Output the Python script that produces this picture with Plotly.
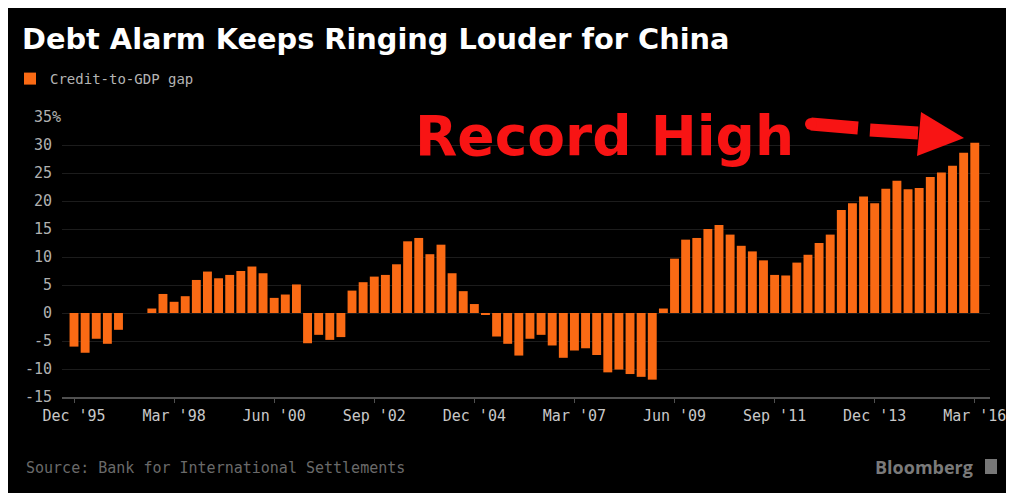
import plotly.graph_objects as go

# ---------------- data ----------------
months = ["Mar", "Jun", "Sep", "Dec"]
quarters = ["Dec '95"] + [f"{m} '{y % 100:02d}" for y in range(1996, 2016) for m in months] + ["Mar '16"]

credit_gap = [
    -6.0, -7.1, -4.6, -5.5, -3.0, 0.0, 0.0, 0.8, 3.4, 2.0,
    3.0, 5.9, 7.4, 6.2, 6.8, 7.5, 8.3, 7.1, 2.7, 3.3,
    5.1, -5.4, -3.9, -4.8, -4.3, 4.0, 5.5, 6.5, 6.8, 8.7,
    12.8, 13.4, 10.5, 12.2, 7.1, 3.9, 1.6, -0.2, -4.2, -5.5,
    -7.6, -4.6, -3.9, -5.8, -8.0, -6.7, -6.3, -7.5, -10.6, -10.1,
    -10.9, -11.4, -11.9, 0.8, 9.7, 13.1, 13.4, 15.0, 15.7, 14.0,
    12.0, 11.0, 9.4, 6.8, 6.7, 9.0, 10.4, 12.5, 14.0, 18.4,
    19.6, 20.8, 19.6, 22.2, 23.6, 22.1, 22.3, 24.3, 25.1, 26.3,
    28.6, 30.4,
]

x_tick_labels = ["Dec '95", "Mar '98", "Jun '00", "Sep '02", "Dec '04",
                 "Mar '07", "Jun '09", "Sep '11", "Dec '13", "Mar '16"]
y_tick_vals = [-15, -10, -5, 0, 5, 10, 15, 20, 25, 30, 35]
y_tick_text = ["-15\u00a0", "-10\u00a0", "-5\u00a0", "0\u00a0", "5\u00a0", "10\u00a0",
               "15\u00a0", "20\u00a0", "25\u00a0", "30\u00a0", "35%"]

# ---------------- layout helpers (page pixel -> paper / container) ----------------
OFF = 8                      # page body margin
W, H = 1014 - OFF, 493 - OFF
L, R, T, B = 62 - OFF, 990 - OFF, 117 - OFF, 397 - OFF


def px(xp):
    return (xp - OFF - L) / (R - L)


def py(yp):
    return (B - (yp - OFF)) / (B - T)


def cx(xp):
    return (xp - OFF) / W


def cy(yp):
    return 1 - (yp - OFF) / H


MONO = "DejaVu Sans Mono"
ORANGE = "#fa6a14"
RED = "#f81414"

fig = go.Figure()
fig.add_trace(go.Bar(
    x=quarters, y=credit_gap, name="Credit-to-GDP gap",
    marker=dict(color=ORANGE, line=dict(width=0)), width=0.8,
))

shapes = [
    # dashed arrow
    dict(type="line", xref="paper", yref="paper", x0=px(811), y0=py(124), x1=px(858), y1=py(128),
         line=dict(color=RED, width=13)),
    dict(type="circle", xref="paper", yref="paper", x0=px(805), x1=px(817), y0=py(118), y1=py(130),
         fillcolor=RED, line=dict(width=0)),
    dict(type="line", xref="paper", yref="paper", x0=px(870), y0=py(130), x1=px(918), y1=py(133),
         line=dict(color=RED, width=13)),
    dict(type="path", xref="paper", yref="paper",
         path=f"M {px(921)},{py(112)} L {px(917)},{py(156)} L {px(964)},{py(138)} Z",
         fillcolor=RED, line=dict(width=0)),
    # Bloomberg icon
    dict(type="rect", xref="paper", yref="paper", x0=px(985), x1=px(997), y0=py(474), y1=py(459),
         fillcolor="#777777", line=dict(width=0)),
]

annotations = [
    dict(text="<b>Record High</b>", xref="paper", yref="paper", x=px(604), y=py(136),
         xanchor="center", yanchor="middle", showarrow=False,
         font=dict(family="DejaVu Sans", size=55, color=RED)),
    dict(text="Source: Bank for International Settlements", xref="paper", yref="paper",
         x=px(24), y=py(468), xanchor="left", yanchor="middle", showarrow=False,
         font=dict(family=MONO, size=15, color="#6a6a6a")),
    dict(text="<b>Bloomberg</b>", xref="paper", yref="paper",
         x=px(975), y=py(467), xanchor="right", yanchor="middle", showarrow=False,
         font=dict(family="Open Sans", size=18, color="#7a7a7a")),
]

fig.update_layout(
    width=W, height=H,
    margin=dict(l=L, r=W - R, t=T, b=H - B, pad=0, autoexpand=False),
    paper_bgcolor="black", plot_bgcolor="black",
    title=dict(text="<b>Debt Alarm Keeps Ringing Louder for China</b>",
               xref="container", yref="container", x=cx(22), y=cy(39),
               xanchor="left", yanchor="middle",
               font=dict(family="DejaVu Sans", size=28.8, color="white")),
    showlegend=True,
    legend=dict(orientation="h", xref="container", yref="container", x=cx(10), y=cy(79),
                xanchor="left", yanchor="middle",
                bgcolor="rgba(0,0,0,0)", font=dict(family=MONO, size=14, color="#b4b4b4"),
                itemwidth=30),
    shapes=shapes,
    annotations=annotations,
    xaxis=dict(type="category", range=[-1.08, 82.37], tickmode="array",
               tickvals=x_tick_labels, ticktext=x_tick_labels, automargin=False,
               showgrid=False, showline=True, linecolor="#505050", linewidth=2,
               ticks="outside", ticklen=4, tickcolor="#505050", tickwidth=1,
               tickfont=dict(family=MONO, size=15, color="#c8c8c8"), fixedrange=True),
    yaxis=dict(range=[-15, 35], tickmode="array", tickvals=y_tick_vals, ticktext=y_tick_text,
               showgrid=True, gridcolor="#1c1c1c", gridwidth=1, zeroline=False, showline=False,
               ticks="", ticklabelstandoff=0, automargin=False,
               tickfont=dict(family=MONO, size=15, color="#b0b0b0"), fixedrange=True),
)

fig.write_html(
    "out.html",
    post_script="document.documentElement.style.overflow='hidden';"
                "document.body.style.overflow='hidden';",
)
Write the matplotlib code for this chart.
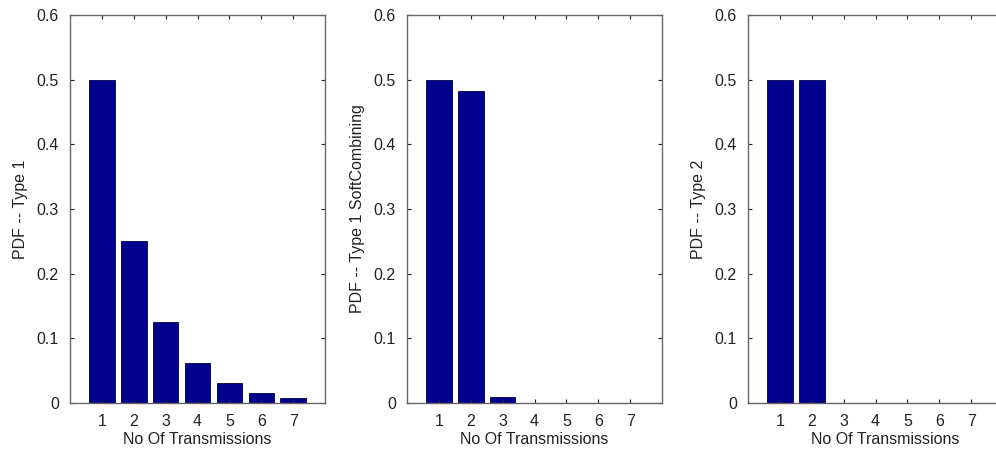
import matplotlib
matplotlib.use("Agg")
import matplotlib.pyplot as plt
from matplotlib.ticker import FuncFormatter

plt.rcParams['font.family'] = ['Liberation Sans', 'DejaVu Sans']

transmissions = [1, 2, 3, 4, 5, 6, 7]
pdf_type1 = [0.5, 0.25, 0.125, 0.0625, 0.0313, 0.0156, 0.0078]
pdf_type1_soft = [0.5, 0.483, 0.009, 0.0, 0.0, 0.0, 0.0]
pdf_type2 = [0.5, 0.5, 0.0, 0.0, 0.0, 0.0, 0.0]
ylabels = ["PDF -- Type 1", "PDF -- Type 1 SoftCombining", "PDF -- Type 2"]
xlabel = "No Of Transmissions"
yticks = [0, 0.1, 0.2, 0.3, 0.4, 0.5, 0.6]

bar_color = "#00008F"
W, H = 996, 459
fig = plt.figure(figsize=(W / 100, H / 100), dpi=100)

lefts = [70, 407, 748]
xmaxes = [8, 8, 8.6]
unit = 255 / 8
top, bottom = 15, 403
series = [pdf_type1, pdf_type1_soft, pdf_type2]

for i, (left, xmax, vals, yl) in enumerate(zip(lefts, xmaxes, series, ylabels)):
    ax_w = unit * xmax
    ax = fig.add_axes([left / W, 1 - bottom / H, ax_w / W, (bottom - top) / H])
    ax.bar(transmissions, vals, width=0.8, color=bar_color,
           edgecolor="#000040", linewidth=0.6)
    ax.set_xlim(0, xmax)
    ax.set_ylim(0, 0.6)
    ax.set_xticks(transmissions)
    ax.set_yticks(yticks)
    ax.yaxis.set_major_formatter(FuncFormatter(lambda v, p: "0" if v == 0 else f"{v:.1f}"))
    ax.tick_params(direction="in", length=3, width=0.8, top=True, right=(i < 2),
                   labelsize=11.5, colors="#222222", pad=8)
    for s in ax.spines.values():
        s.set_color("#666666")
        s.set_linewidth(1.0)
    if i == 2:
        ax.spines['right'].set_visible(False)
    ax.set_xlabel(xlabel, fontsize=11.5, color="#222222", labelpad=2)
    ax.set_ylabel(yl, fontsize=11.5, color="#222222", labelpad=6)

fig.savefig("out.png", dpi=100)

____________________

Task goal:
Go through the preceding material and copy each line that has the word "matplotlib".

Answer:
Write the matplotlib code for this chart.
import matplotlib
matplotlib.use("Agg")
import matplotlib.pyplot as plt
from matplotlib.ticker import FuncFormatter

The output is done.